On a certain transatlantic crossing, 20 percent of a ship's passengers held round-trip tickets and also took their cars aboard the ship. If 60 percent of the passengers with round-trip tickets did not take their cars aboard the ship, what percent of the ship's passengers held round-trip tickets?

(A) 33 1/3%
(B) 40%
(C) 50%
(D) 60%
(E) 66 2/3%

Problem Solving
Question: 146
Category: Arithmetic Percents
Page: 81
Difficulty: 600


GMAT Club is introducing a new project: The Official Guide For GMAT® Quantitative Review, 2ND Edition - Quantitative Questions Project

Each week we'll be posting several questions from The Official Guide For GMAT® Quantitative Review, 2ND Edition and then after couple of days we'll provide Official Answer (OA) to them along with a slution.

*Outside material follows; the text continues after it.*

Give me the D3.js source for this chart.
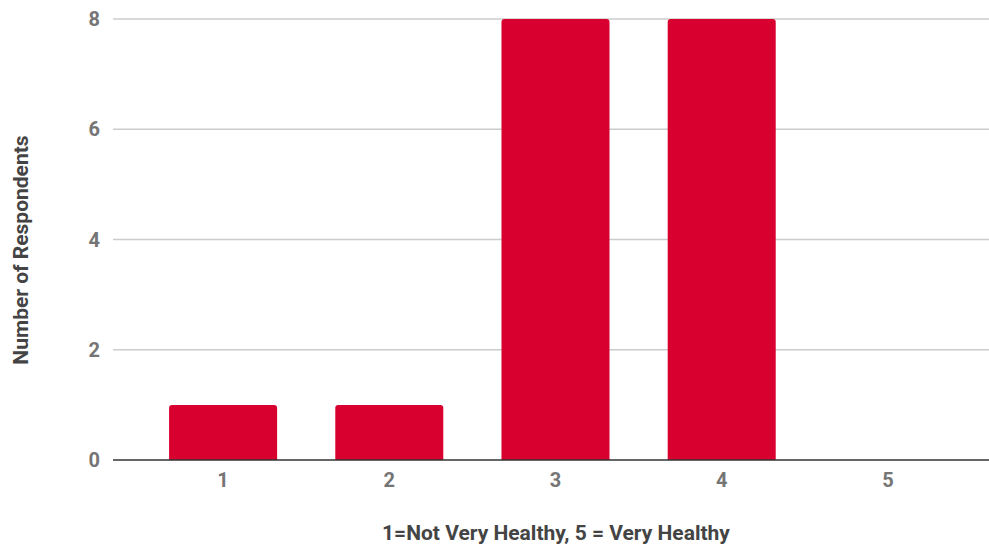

We'll be glad if you participate in development of this project:
1. Please provide your solutions to the questions;
2. Please vote for the best solutions by pressing Kudos button;
3. Please vote for the questions themselves by pressing Kudos button;
4. Please share your views on difficulty level of the questions, so that we have most precise evaluation.

Thank you!


generis, pushpitkc,

do you guys have any tips for overlapping sets ? i need some methodologic approach to solve these type of questions :)

i dont understand whats wrong with my solution :-)

the only thing I would change in my diagram x-20 into 20-x :)


Hi dave13

Let the ship's passengers who hold round-trip tickets be x
P(Hold round-trip tickets) = x

We are told that 60% of this number did not take their cars
P(Only hold round-trip tickets) = 0.6x
Also, P(Both) = 20%.

If total number of people is 100, P(Both) = 20
P(Hold round-trip ticket) = P(Only hold round-trip tickets) + P(Both)

\(x = 0.6x + 20\) -> \(x - 0.6x = 20\) -> \(0.4x = 20\) -> \(x = \frac{20}{0.4} = 50\)
Therefore, the percentage of ship's passengers who hold round trip tickets is \(\frac{50}{100} = 50\)% (Option C)

Hope this helps you.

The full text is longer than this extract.